Javier Tajadura Tejada-El Correo

  • Los partidarios de Trump, y del populismo iliberal en general, solo aceptan un Poder Judicial sumiso y por ello su mayor ambición es controlarlo

Estados Unidos ‘inventó’ la democracia constitucional en 1787. Su Constitución establece un complejo sistema institucional cuyo objetivo principal es la salvaguarda de la libertad frente a la tiranía. El modelo pivota sobre una doble división de poderes: entre las tres ramas del gobierno (ejecutiva, legislativa y judicial) y entre los poderes de la Unión y los de los Estados miembros. Este sistema de ‘checks and balances’ (controles y equilibrios) ha garantizado la continuidad de la democracia durante más de dos siglos. Ahora bien, la exportación del modelo a otros países del continente no tuvo éxito. El sistema presidencialista o de «caudillaje democrático» (García-Pelayo) puede degenerar fácilmente en un sistema dictatorial. Es lo que ha ocurrido a lo largo de la historia en la mayor parte de los países de América y lo que podría ocurrir también en EE UU bajo la presidencia de Trump.

La gran desventaja del sistema presidencialista estadounidense respecto a los sistemas parlamentarios europeos reside en la elección directa del jefe del Estado y del Gobierno. Al ser elegido directamente por los ciudadanos y no por el Parlamento, las facultades de control de este último sobre el presidente están limitadas. A diferencia de un sistema parlamentario donde el Ejecutivo depende de la confianza del Parlamento y puede caer en caso de perderla, en los sistemas presidencialistas, el mandatario no necesita contar con el respaldo del legislativo (porque tiene directamente el del electorado) y solo puede ser destituido en el supuesto extraordinario de comisión de un crimen especialmente grave (traición, cohecho…). De esa forma, en EE UU solo el Poder Judicial puede impedir que el sistema degenere en dictadura; con el Tribunal Supremo en la cúspide de ese poder y último baluarte en defensa de la libertad.

En la historia constitucional de Estados Unidos, la presidencia y el Supremo se han configurado como las instituciones depositarias de la autoridad y la legitimidad del sistema. El mandatario electo encarna la legitimidad popular-democrática y el Supremo, la legitimidad de la Constitución que está llamado a preservar. Corresponde al presidente la dirección política del país, respetando la Constitución; y es misión esencial del Poder Judicial (en cuya cima se sitúa el Supremo) velar por que la actuación del presidente se mantenga siempre dentro de los límites (formales y materiales) que la Constitución establece.

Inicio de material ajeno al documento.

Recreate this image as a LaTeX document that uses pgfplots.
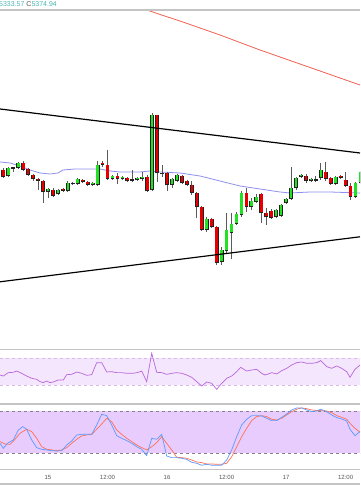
\documentclass[border=0pt]{standalone}
\usepackage{fontspec}
\setmainfont{Liberation Sans}
\usepackage{pgfplots}
\usepackage{pgfplotstable}
\pgfplotsset{compat=1.18}
\definecolor{wickc}{HTML}{5A5A5A}
\definecolor{outc}{HTML}{222222}
\definecolor{cgreen}{HTML}{22E022}
\definecolor{cred}{HTML}{E80000}
\definecolor{mablue}{HTML}{8F8FEF}
\definecolor{mared}{HTML}{F26152}
\definecolor{rsifill}{HTML}{F4E6FC}
\definecolor{rsidash}{HTML}{D9B7EA}
\definecolor{rsiline}{HTML}{B867DC}
\definecolor{stfill}{HTML}{E8CCFD}
\definecolor{stdash}{HTML}{8A7F8F}
\definecolor{stk}{HTML}{5B9BFF}
\definecolor{std}{HTML}{FF6F55}
\definecolor{framec}{HTML}{C4C4C4}
\definecolor{labc}{HTML}{555555}
\definecolor{teal}{HTML}{4DB6B6}

% candles: h = hour from day 15 00:00; t/b = body top/bottom, wt/wb = wick top/bottom (chart px, measured downward)
\pgfplotstableread{
h t b wt wb
-8 168 176 167 177
-6 163 168 162 169
0 189 192 188 198
2 190 194 189 195
4 183 191 181 192
6 179 184 178 185
9 183 185 182 186
10 165 185 161 186
13 176 179 175 180
15 177 179 176 180
18 178 180 177 181
19 177 179 172 181
21 115 190 113 191
25 179 185 178 188
26 175 181 174 182
32 219 230 217 232
35 250 262 247 265
36 230 251 213 253
37 224 233 213 259
38 214 224 212 225
39 193 215 191 217
41 201 207 198 210
42 197 202 194 203
46 210 217 209 218
47 205 216 204 217
48 199 203 198 204
49 188 199 167 200
50 178 188 177 190
51 175 177 174 178
53 179 181 178 182
55 170 178 163 180
58 177 184 176 185
62 183 197 182 198
63 172 183 171 184
}\greentab
\pgfplotstableread{
h t b wt wb
-9 170 177 168 178
-5 163 170 161 171
-4 169 175 168 176
-3 175 179 174 181
-2 179 181 178 190
-1 181 192 180 203
1 190 196 188 197
3 189 191 188 192
5 183 184 182 185
7 180 182 179 183
8 182 185 181 186
11 163 165 161 167
12 165 179 150 180
14 176 179 173 184
16 178 181 177 182
20 177 191 175 192
22 115 173 115 182
24 173 185 172 191
27 176 183 175 184
28 181 185 180 186
29 185 193 181 195
30 193 207 192 218
31 207 230 206 231
33 219 227 218 228
34 227 263 226 265
40 193 207 188 212
43 194 213 193 223
44 213 217 208 225
45 211 218 209 219
52 176 181 174 183
56 172 179 162 181
57 178 184 177 185
59 176 178 175 179
60 180 186 172 187
61 186 197 183 200
}\redtab
\pgfplotstableread{
h y wt wb
-7 168 167 172
17 180 170 182
23 173.5 165 177
54 180 176 182
}\dojitab
\pgfplotstableread{
x y
140 7.5
147 10
160 14.5
180 21
200 28
220 35
240 42.5
260 50
280 57
300 64
320 71
340 78
360 85
}\maredtab
\pgfplotstableread{
x y
0 162
10 163
20 166
30 170
40 173
50 174
58 173
63 170
75 169
100 169
110 171
120 172
140 172
150 171
160 172
180 173
200 176
220 181
240 186
260 189
280 192
290 193
310 192
330 192
360 193
}\mabluetab
\pgfplotstableread{
x v
0 44.8
3.3 43.3
8.3 48.3
13.3 48.8
16.7 50.7
21.7 47.3
26.7 43.3
31.7 39.9
36.7 38.4
40 35.0
43.3 33.5
46.7 35.9
50 33.5
53.3 34.5
58.3 37.4
63.3 37.4
66.7 45.3
71.7 45.8
76.7 49.3
81.7 47.3
86.7 44.3
91.7 45.3
96.7 63.1
101.7 63.1
106.7 49.3
111.7 49.8
116.7 48.3
121.7 48.3
126.7 47.3
133.3 47.3
138.3 48.8
141.7 50.7
146.7 35.0
151.7 76.9
156.7 48.8
161.7 48.3
166.7 45.8
171.7 47.3
176.7 48.3
181.7 47.3
186.7 44.8
191.7 41.4
196.7 35.0
201.7 28.5
206.7 34.5
211.7 32.5
216.7 23.6
221.7 32.5
226.7 39.9
231.7 43.3
236.7 49.8
240.7 56.2
246.7 50.7
251.7 52.2
256.7 53.2
261.7 47.3
265 44.8
268.3 46.3
271.7 48.3
276.7 46.3
281.7 51.2
286.7 54.7
291.7 59.6
296.7 63.1
301.7 64.1
306.7 62.1
311.7 62.1
316.7 63.1
320.7 66.1
326.7 57.2
331.7 54.7
336.7 58.2
341.7 54.7
346.7 49.8
350 41.4
355 53.2
360 59.6
}\rsitab
\pgfplotstableread{
x v
0 34.3
3.3 27.2
8.3 35.2
13.3 39.0
18.3 53.3
22.7 58.1
26.7 54.3
31.7 39.0
36.7 28.1
41.7 25.7
46.7 24.8
51.7 23.8
56.7 23.3
61.7 23.8
66.7 31.9
71.7 37.6
76.7 46.2
81.7 47.1
86.7 47.1
91.7 47.1
96.7 60.5
101.7 75.7
106.7 73.8
111.7 60.5
116.7 45.2
121.7 41.4
126.7 38.1
131.7 34.3
136.7 29.5
141.7 25.7
146.7 16.7
151.7 41.4
156.7 40.0
161.7 47.1
166.7 16.2
171.7 13.8
176.7 13.8
181.7 12.9
186.7 11.4
191.7 7.1
196.7 5.7
201.7 2.9
206.7 4.3
211.7 2.9
216.7 2.9
221.7 2.9
226.7 10.5
231.7 24.8
236.7 43.8
241.7 60.5
246.7 68.6
251.7 73.8
256.7 73.8
261.7 73.3
266.7 70.0
271.7 66.7
276.7 66.7
281.7 71.4
286.7 76.2
291.7 81.9
296.7 84.8
301.7 84.8
306.7 81.9
311.7 79.5
316.7 80.5
320.7 82.9
326.7 79.5
331.7 74.8
336.7 71.0
341.7 69.0
346.7 66.2
350 54.3
355 45.2
360 51.0
}\stktab
\pgfplotstableread{
x v
0 36.7
5 33.3
10 32.9
15 40.0
20 48.6
26.7 54.3
31.7 51.0
36.7 41.4
41.7 29.5
46.7 25.7
51.7 24.8
56.7 23.8
61.7 24.8
66.7 28.1
71.7 34.3
76.7 40.0
81.7 44.8
86.7 46.2
91.7 47.1
96.7 54.3
101.7 61.9
106.7 70.0
111.7 65.2
116.7 53.3
121.7 47.1
126.7 41.4
131.7 36.7
136.7 31.9
141.7 28.1
146.7 24.8
151.7 29.5
156.7 35.2
161.7 43.8
166.7 34.3
171.7 24.8
176.7 14.3
181.7 13.8
186.7 12.9
191.7 10.5
196.7 7.6
201.7 6.7
206.7 4.8
211.7 4.8
216.7 4.3
221.7 4.3
226.7 5.7
231.7 15.2
236.7 29.5
241.7 43.8
246.7 55.7
251.7 66.7
256.7 72.4
261.7 73.8
266.7 72.4
271.7 68.6
276.7 67.6
281.7 70.0
286.7 74.8
291.7 79.5
296.7 82.9
301.7 84.8
306.7 83.8
311.7 81.9
316.7 81.0
320.7 81.0
326.7 80.5
331.7 78.1
336.7 73.8
341.7 71.4
346.7 68.6
350 62.9
355 55.7
360 50.0
}\stdtab

\newcommand{\candles}[2]{%
  \addplot [draw=none, forget plot, error bars/.cd, y dir=plus, y explicit, error mark=none,
    error bar style={line width=0.7pt, draw=wickc}]
    table [x expr=48+4.96*\thisrow{h}, y expr=-\thisrow{wb}, y error plus expr=\thisrow{wb}-\thisrow{wt}] {#1};
  \addplot [draw=none, forget plot, error bars/.cd, y dir=plus, y explicit, error mark=none,
    error bar style={line width=3.8pt, draw=outc}]
    table [x expr=48+4.96*\thisrow{h}, y expr=-\thisrow{b}-0.4, y error plus expr=\thisrow{b}-\thisrow{t}+0.8] {#1};
  \addplot [draw=none, forget plot, error bars/.cd, y dir=plus, y explicit, error mark=none,
    error bar style={line width=2.6pt, draw=#2}]
    table [x expr=48+4.96*\thisrow{h}, y expr=-\thisrow{b}+0.5, y error plus expr=\thisrow{b}-\thisrow{t}-1] {#1};
}

\begin{document}
\begin{tikzpicture}[x=1pt,y=1pt]
\fill[white] (0,0) rectangle (360,504);

% one axis: y = minus chart pixel row; RSI and stochastic mapped into their panels
\begin{axis}[scale only axis, width=360pt, height=494pt, at={(0,0)}, anchor=south west,
  xmin=0, xmax=360, ymin=-504, ymax=-10,
  axis line style={draw=none}, ytick=\empty, major tick length=0pt, clip=true,
  xtick={48,107.5,167,226.6,286.1,345.6},
  xticklabels={15,12:00,16,12:00,17,12:00},
  xtick style={draw=none},
  xticklabel style={font=\fontsize{6}{7}\selectfont, text=labc, anchor=center, yshift=27pt}]
  % ---- main price panel ----
  \addplot [mablue, line width=0.8pt, mark=none] table [x=x, y expr=-\thisrow{y}] {\mabluetab};
  \addplot [mared, line width=0.8pt, mark=none] table [x=x, y expr=-\thisrow{y}] {\maredtab};
  \candles{\greentab}{cgreen}
  \candles{\redtab}{cred}
  \addplot [draw=none, forget plot, error bars/.cd, y dir=plus, y explicit, error mark=none,
    error bar style={line width=0.7pt, draw=wickc}]
    table [x expr=48+4.96*\thisrow{h}, y expr=-\thisrow{wb}, y error plus expr=\thisrow{wb}-\thisrow{wt}] {\dojitab};
  \addplot [draw=none, forget plot, error bars/.cd, y dir=plus, y explicit, error mark=none,
    error bar style={line width=3.8pt, draw=outc}]
    table [x expr=48+4.96*\thisrow{h}, y expr=-\thisrow{y}-0.6, y error plus expr=1.2] {\dojitab};
  \addplot [black, line width=1.2pt, mark=none] coordinates {(0,-109) (360,-153)};
  \addplot [black, line width=1.2pt, mark=none] coordinates {(0,-281.8) (360,-236.8)};
  % ---- RSI panel (70 at row 358, 30 at row 385) ----
  \addplot [draw=none, fill=rsifill, mark=none] coordinates {(0,-385) (360,-385) (360,-358) (0,-358)} -- cycle;
  \addplot [rsidash, dashed, line width=0.7pt, mark=none] coordinates {(0,-358) (360,-358)};
  \addplot [rsidash, dashed, line width=0.7pt, mark=none] coordinates {(0,-385) (360,-385)};
  \addplot [rsiline, line width=0.7pt, mark=none] table [x=x, y expr=-385+(\thisrow{v}-30)*0.675] {\rsitab};
  % ---- Stochastic panel (80 at row 411.3, 20 at row 453.3) ----
  \addplot [draw=none, fill=stfill, mark=none] coordinates {(0,-453.3) (360,-453.3) (360,-411.3) (0,-411.3)} -- cycle;
  \addplot [stdash, dashed, line width=0.7pt, mark=none] coordinates {(0,-411.3) (360,-411.3)};
  \addplot [stdash, dashed, line width=0.7pt, mark=none] coordinates {(0,-453.3) (360,-453.3)};
  \addplot [std, line width=0.7pt, mark=none] table [x=x, y expr=-453.3+(\thisrow{v}-20)*0.7] {\stdtab};
  \addplot [stk, line width=0.7pt, mark=none] table [x=x, y expr=-453.3+(\thisrow{v}-20)*0.7] {\stktab};
\end{axis}

% ---------- frame lines ----------
\draw[framec, line width=1.4pt] (0,494) -- (360,494);
\draw[framec, line width=1.4pt] (0,154.3) -- (360,154.3);
\draw[framec, line width=1.4pt] (0,100) -- (360,100);
\draw[framec, line width=1.4pt] (0,34.7) -- (360,34.7);
\draw[framec, line width=1.4pt] (0,20) -- (360,20);

% header text
\node[anchor=base west, inner sep=0pt, font=\fontsize{7}{8}\selectfont, text=teal]
  at (-1,497.5) {5333.57 {\color{labc}C}5374.94};

\pgfresetboundingbox
\useasboundingbox (0,0) rectangle (360,504);
\end{tikzpicture}
\end{document}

Es el Poder Judicial, y no el Gobierno, el que tiene la última palabra sobre lo que es constitucional y legal y lo que no lo es.

Esto último es lo que Trump y sus partidarios no aceptan. El Tribunal de Comercio anuló los aranceles generalizados a las importaciones impuestos por Trump. Una corte de apelación suspendió después la ejecución de la sentencia mientras resuelve el recurso del Gobierno. Un tribunal federal de Boston suspendió cautelarmente la orden presidencial que prohibía la admisión de estudiantes extranjeros en las universidades. En ambos casos, la última palabra la tendrá el Supremo. Este se pronunció el 30 de mayo en un caso muy relevante a favor del presidente y suspendió el fallo de un juez de distrito que había paralizado la cancelación del programa de protección humanitaria que permitía la residencia temporal en el país de 500.000 personas (de Cuba, Nicaragua y Venezuela).

Los partidarios de Trump (y del populismo iliberal en general) sostienen que «los jueces no elegidos no deberían inmiscuirse en el proceso de toma de decisiones presidenciales». Solo aceptan un Poder Judicial sumiso y por ello su mayor ambición es colonizarlo y controlarlo. De los nueve magistrados que componen el Supremo, tres fueron propuestos por Trump. La responsabilidad histórica a la que se enfrenta este tribunal es enorme.

La crisis constitucional de Estados Unidos se proyecta sobre todas las democracias y puede ser considerada cuasigeneral. El día 1, México, al establecer la elección popular de todos los jueces y fiscales, dejó de ser un Estado democrático de Derecho. En numerosos países europeos, y de forma singular en el nuestro, el Poder Judicial sufre una campaña de acoso y derribo. Los gobernantes electos -y sus votantes- rechazan el control judicial de sus actuaciones. De esta forma, las democracias constitucionales corren el riesgo de convertirse en autocracias electorales.

El constitucionalismo como movimiento en defensa de la libertad mediante la limitación y el control del poder responde a una cosmovisión racionalista e ilustrada en la que los árbitros neutrales, las élites políticas, el conocimiento experto, la opinión pública informada, la intermediación, la moderación ocupan un lugar destacado. El ocaso de esa cosmovisión en Estados Unidos, y en otros lugares, pone en grave peligro la supervivencia de la democracia constitucional.